# start of Material for the task

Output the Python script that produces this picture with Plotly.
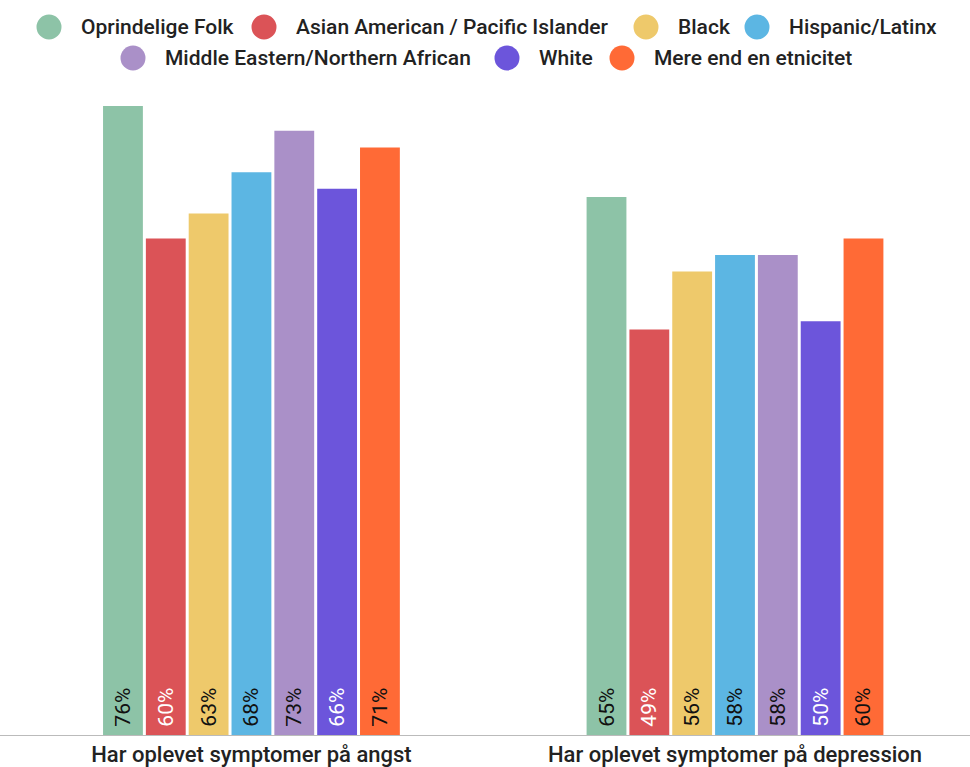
import plotly.graph_objects as go

categories = ["Har oplevet symptomer på angst", "Har oplevet symptomer på depression"]
groups = ["Oprindelige Folk", "Asian American / Pacific Islander", "Black", "Hispanic/Latinx",
          "Middle Eastern/Northern African", "White", "Mere end en etnicitet"]
anxiety = [76, 60, 63, 68, 73, 66, 71]
depression = [65, 49, 56, 58, 58, 50, 60]

colors = ["#8DC3A7", "#DB5357", "#EEC96B", "#5CB6E3", "#AA90C8", "#6C55DB", "#FF6A36"]
text_colors = ["#111111", "#FFFFFF", "#111111", "#111111", "#111111", "#FFFFFF", "#111111"]

W, H = 970, 767
M_T, M_B = 106, 32
plot_h = H - M_T - M_B

fig = go.Figure()
for i, g in enumerate(groups):
    vals = [anxiety[i], depression[i]]
    fig.add_trace(go.Bar(
        x=categories, y=vals, name=g, showlegend=False,
        marker=dict(color=colors[i], line=dict(width=0)),
        text=[f"\u2005{v}%" for v in vals], textposition="inside", insidetextanchor="start",
        textangle=-90, textfont=dict(family="Roboto", size=21, color=text_colors[i]),
        constraintext="none", cliponaxis=False,
    ))

# custom legend (big circle markers), positions in pixels
legend_pos = [(49, 27), (264, 27), (646, 27), (757, 27), (133, 58), (507, 58), (622, 58)]
shapes = []
annotations = []
for (px, py), g, c in zip(legend_pos, groups, colors):
    yp = (H - M_B - py) / plot_h
    shapes.append(dict(type="circle", xref="paper", yref="paper",
                       xsizemode="pixel", ysizemode="pixel",
                       xanchor=px / W, yanchor=yp,
                       x0=-12.5, x1=12.5, y0=-12.5, y1=12.5,
                       fillcolor=c, line=dict(width=0)))
    annotations.append(dict(xref="paper", yref="paper", x=(px + 30) / W, y=yp,
                            xanchor="left", yanchor="middle", showarrow=False,
                            text=g, font=dict(family="Roboto", size=21, color="#222222", weight=500)))

fig.update_layout(
    width=W, height=H,
    margin=dict(l=0, r=0, t=M_T, b=M_B),
    paper_bgcolor="white", plot_bgcolor="white",
    barmode="group", bargap=0.38, bargroupgap=0.07,
    shapes=shapes, annotations=annotations,
    showlegend=False,
    xaxis=dict(range=[-0.52, 1.486], showgrid=False, showline=True, linecolor="#BBBBBB",
               linewidth=1, ticks="",
               tickfont=dict(family="Roboto", size=22, color="#222222", weight=500)),
    yaxis=dict(range=[0, 76], visible=False, showgrid=False),
)

fig.write_html("out.html", config={"displayModeBar": False},
               post_script="document.body.style.margin='0';document.body.style.overflow='hidden';")
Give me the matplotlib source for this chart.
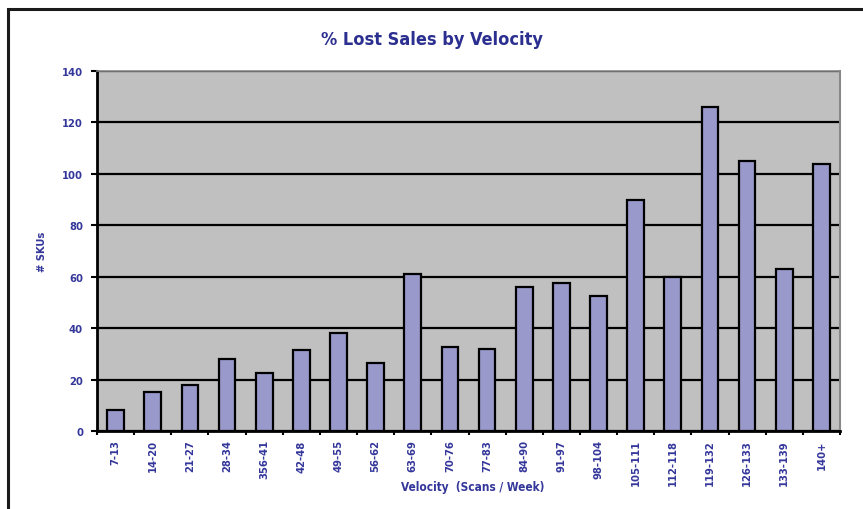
import matplotlib.pyplot as plt
from matplotlib.patches import Rectangle
import numpy as np

categories = ["7-13", "14-20", "21-27", "28-34", "356-41", "42-48", "49-55",
              "56-62", "63-69", "70-76", "77-83", "84-90", "91-97", "98-104",
              "105-111", "112-118", "119-132", "126-133", "133-139", "140+"]
skus = [8, 15, 18, 28, 22.5, 31.5, 38, 26.5, 61, 32.5, 32, 56, 57.5, 52.5,
        90, 60, 126, 105, 63, 104]
y_ticks = [0, 20, 40, 60, 80, 100, 120, 140]

TEXT = "#34379a"
FONT = dict(family="DejaVu Sans", fontstretch="condensed", fontweight="bold")


def main() -> None:
    fig = plt.figure(figsize=(8.63, 5.10), dpi=100)
    fig.patch.set_facecolor("white")

    # outer frame (left and top edges visible, rest runs off the image)
    fig.patches.append(Rectangle((8 / 863, -0.05), 1.2, 1 - 10 / 510 + 0.05,
                                 transform=fig.transFigure, fill=False,
                                 edgecolor="#1a1a1a", linewidth=2.2))

    ax = fig.add_axes([97 / 863, 78 / 510, 743 / 863, 360 / 510])
    ax.set_facecolor("#c0c0c0")

    x = np.arange(len(categories))
    ax.bar(x, skus, width=0.45, color="#9999cc", edgecolor="black",
           linewidth=1.6, zorder=3)

    ax.set_xlim(-0.5, len(categories) - 0.5)
    ax.set_ylim(0, 140)
    ax.set_yticks(y_ticks)
    ax.set_yticklabels([str(v) for v in y_ticks], color=TEXT, fontsize=8,
                       **FONT)
    ax.yaxis.grid(True, color="black", linewidth=1.6, zorder=1)
    ax.set_axisbelow(True)

    ax.set_xticks(x)
    ax.set_xticklabels(categories, rotation=90, color=TEXT, fontsize=8,
                       **FONT)
    ax.tick_params(axis="x", length=0, pad=6)
    ax.set_xticks(np.arange(-0.5, len(categories)), minor=True)
    ax.tick_params(axis="x", which="minor", length=3, width=1.5,
                   color="black")
    ax.tick_params(axis="y", length=4, width=1.5, color="black", pad=6)

    for side in ["left", "bottom"]:
        ax.spines[side].set_color("black")
        ax.spines[side].set_linewidth(2)
    ax.spines["top"].set_color("#888888")
    ax.spines["right"].set_color("#888888")
    ax.spines["top"].set_linewidth(1.2)
    ax.spines["right"].set_linewidth(1.5)

    ax.set_ylabel("# SKUs", color=TEXT, fontsize=8, **FONT)
    ax.yaxis.set_label_coords(-0.067, 0.5)
    fig.text(473 / 863, 1 - 488 / 510, "Velocity  (Scans / Week)",
             ha="center", va="center", color=TEXT, fontsize=8.5, **FONT)
    fig.text(0.5, 1 - 40 / 510, "% Lost Sales by Velocity", ha="center",
             va="center", color="#2b2f8f", fontsize=13, **FONT)

    fig.savefig("out.png", dpi=100)
    plt.close(fig)


if __name__ == "__main__":
    main()
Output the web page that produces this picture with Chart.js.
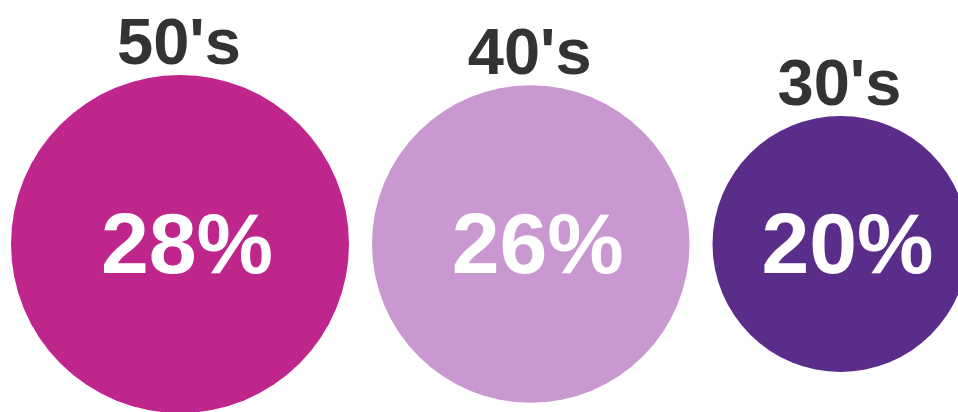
<!DOCTYPE html>
<html>
<head>
<meta charset="utf-8">
<script src="https://cdn.jsdelivr.net/npm/chart.js@4/dist/chart.umd.min.js"></script>
<style>
  html, body { margin: 0; padding: 0; background: #ffffff; }
  #wrap { width: 958px; height: 412px; }
</style>
</head>
<body>
<div id="wrap"><canvas id="c" width="958" height="412"></canvas></div>
<script>
// ---- data ----
const categories = ["50's", "40's", "30's"];
const values = [28, 26, 20];            // percent
const valueLabels = ["28%", "26%", "20%"];
const colors = ["#BF268C", "#C998D0", "#5B2D8A"];

// ---- layout rule: radius grows linearly with value; circles packed left to right ----
const radiusOf = v => 25.5 + 5.125 * v;
const GAP = 23, LEFT = 11;
const points = [];
let cursor = LEFT;
values.forEach((v, i) => {
  const r = radiusOf(v);
  points.push({ x: cursor + r, y: 0, r: r, v: v });
  cursor += 2 * r + GAP;
});

const labelPlugin = {
  id: 'circleLabels',
  afterDatasetsDraw(chart) {
    const ctx = chart.ctx;
    const meta = chart.getDatasetMeta(0);
    ctx.save();
    meta.data.forEach((el, i) => {
      const r = el.options.radius;
      ctx.textAlign = 'center';
      ctx.textBaseline = 'alphabetic';
      // category label above circle
      ctx.fillStyle = '#333333';
      ctx.font = 'bold 65px "Liberation Sans", Arial, sans-serif';
      ctx.fillText(categories[i], el.x - 1, el.y - r - 11);
      // value label in circle
      ctx.fillStyle = '#ffffff';
      ctx.font = 'bold 86px "Liberation Sans", Arial, sans-serif';
      ctx.fillText(valueLabels[i], el.x + 7, el.y + 29);
    });
    ctx.restore();
  }
};

new Chart(document.getElementById('c'), {
  type: 'bubble',
  data: {
    labels: categories,
    datasets: [{
      data: points,
      backgroundColor: colors,
      borderWidth: 0,
      hoverRadius: 0,
      clip: false
    }]
  },
  options: {
    responsive: false,
    animation: false,
    events: [],
    layout: { padding: 0, autoPadding: false },
    plugins: { legend: { display: false }, tooltip: { enabled: false } },
    scales: {
      x: { type: 'linear', min: 0, max: 958, display: false },
      y: { type: 'linear', min: -168, max: 244, display: false }
    }
  },
  plugins: [labelPlugin]
});
</script>
</body>
</html>
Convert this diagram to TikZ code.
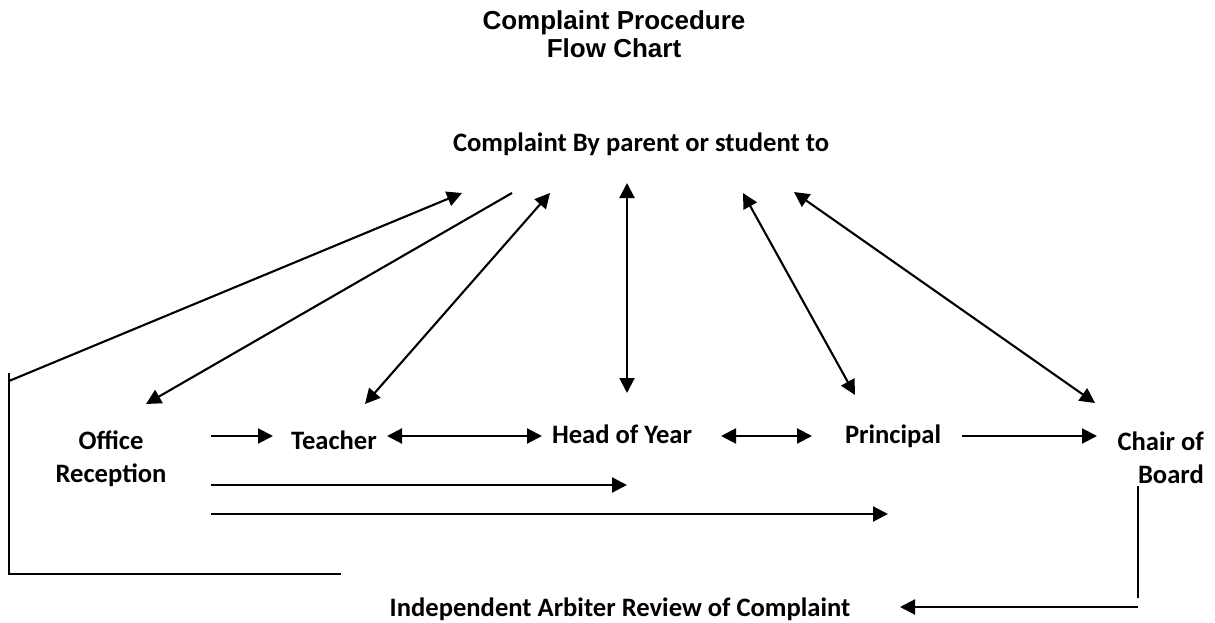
\documentclass[tikz,border=0pt]{standalone}
\usepackage{fontspec}
\setmainfont{Carlito}
\newfontfamily\titlefont{Liberation Sans}
\usetikzlibrary{arrows.meta}
\begin{document}
\begin{tikzpicture}[x=1pt,y=-1pt,
  lbl/.style={font=\bfseries\fontsize{26.6}{33}\selectfont, inner sep=0pt, align=center},
  ttl/.style={font=\titlefont\bfseries\fontsize{26}{28}\selectfont, inner sep=0pt, align=center},
  tip/.style={},
  conn/.style={line width=2.1pt, -{Triangle[length=15pt,width=15pt]}},
  dconn/.style={line width=2.1pt, {Triangle[length=15pt,width=15pt]}-{Triangle[length=15pt,width=15pt]}},
  plain/.style={line width=1.9pt}]
\useasboundingbox[fill=white] (0,0) rectangle (1215,623);

% texts
\node[ttl] (title) at (614,34) {Complaint Procedure\\Flow Chart};
\node[lbl, anchor=base] (src) at (641,152) {Complaint By parent or student to};
\node[lbl] (office) at (111,459) {Office\\Reception};
\node[lbl, anchor=base] (teacher) at (334,449) {Teacher};
\node[lbl, anchor=base] (head) at (622,443) {Head of Year};
\node[lbl, anchor=base] (principal) at (893,443) {Principal};
\node[lbl, align=right, anchor=east] (chair) at (1204,458) {Chair of\\Board};
\node[lbl, anchor=base] (arbiter) at (620,616) {Independent Arbiter Review of Complaint};

% coordinates
\coordinate (b1) at (9,373);
\coordinate (b2) at (9,381);
\coordinate (b3) at (9,574);
\coordinate (b4) at (341,574);
\coordinate (t0) at (462,193);
\coordinate (o1) at (512,193);
\coordinate (o2) at (146,404);
\coordinate (t1) at (550,193);
\coordinate (t2) at (365,404);
\coordinate (h1) at (627,183);
\coordinate (h2) at (627,393);
\coordinate (p1) at (743,193);
\coordinate (p2) at (855,395);
\coordinate (c1) at (794,192);
\coordinate (c2) at (1095,403);
\coordinate (r1s) at (211,436);
\coordinate (r1e) at (273,436);
\coordinate (th1) at (387,436);
\coordinate (th2) at (542,436);
\coordinate (hp1) at (721,436);
\coordinate (hp2) at (812,436);
\coordinate (pc1) at (962,436);
\coordinate (pc2) at (1097,436);
\coordinate (r2s) at (211,485);
\coordinate (r2e) at (627,485);
\coordinate (r3s) at (211,514);
\coordinate (r3e) at (888,514);
\coordinate (cd1) at (1138,486);
\coordinate (cd2) at (1138,598);
\coordinate (cd3) at (1138,607);
\coordinate (cd4) at (900,607);

% left bracket
\draw[plain] (b1) -- (b3) -- (b4);
\draw[conn] (b2) -- (t0);
% radiating arrows
\draw[conn] (o1) -- (o2);
\draw[dconn] (t1) -- (t2);
\draw[dconn] (h1) -- (h2);
\draw[dconn] (p1) -- (p2);
\draw[dconn] (c1) -- (c2);
% row arrows
\draw[conn] (r1s) -- (r1e);
\draw[dconn] (th1) -- (th2);
\draw[dconn] (hp1) -- (hp2);
\draw[conn] (pc1) -- (pc2);
\draw[conn] (r2s) -- (r2e);
\draw[conn] (r3s) -- (r3e);
% chair to arbiter
\draw[plain] (cd1) -- (cd2);
\draw[conn] (cd3) -- (cd4);
\end{tikzpicture}
\end{document}
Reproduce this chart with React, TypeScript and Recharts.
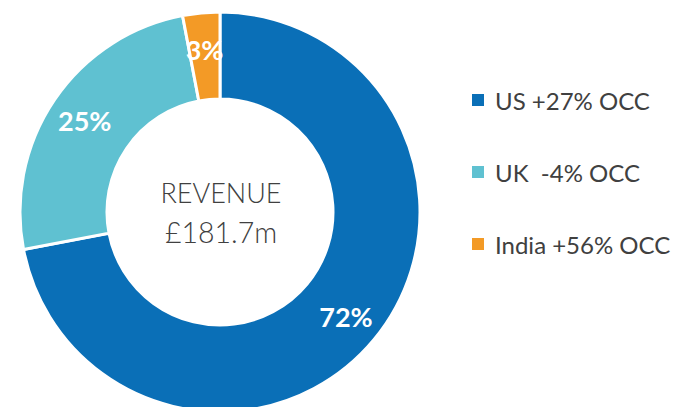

# end of Material for the task

**Problem to solve**
Using the entries above, write out exactly the lines from the one with "Give me the matplotlib source for this chart." through the one with "linewidth=1.6, zorder=3)", ends included. Leave out any pictures.

**Written solution**
Give me the matplotlib source for this chart.
import matplotlib.pyplot as plt
from matplotlib.patches import Rectangle
import numpy as np

categories = ["7-13", "14-20", "21-27", "28-34", "356-41", "42-48", "49-55",
              "56-62", "63-69", "70-76", "77-83", "84-90", "91-97", "98-104",
              "105-111", "112-118", "119-132", "126-133", "133-139", "140+"]
skus = [8, 15, 18, 28, 22.5, 31.5, 38, 26.5, 61, 32.5, 32, 56, 57.5, 52.5,
        90, 60, 126, 105, 63, 104]
y_ticks = [0, 20, 40, 60, 80, 100, 120, 140]

TEXT = "#34379a"
FONT = dict(family="DejaVu Sans", fontstretch="condensed", fontweight="bold")


def main() -> None:
    fig = plt.figure(figsize=(8.63, 5.10), dpi=100)
    fig.patch.set_facecolor("white")

    # outer frame (left and top edges visible, rest runs off the image)
    fig.patches.append(Rectangle((8 / 863, -0.05), 1.2, 1 - 10 / 510 + 0.05,
                                 transform=fig.transFigure, fill=False,
                                 edgecolor="#1a1a1a", linewidth=2.2))

    ax = fig.add_axes([97 / 863, 78 / 510, 743 / 863, 360 / 510])
    ax.set_facecolor("#c0c0c0")

    x = np.arange(len(categories))
    ax.bar(x, skus, width=0.45, color="#9999cc", edgecolor="black",
           linewidth=1.6, zorder=3)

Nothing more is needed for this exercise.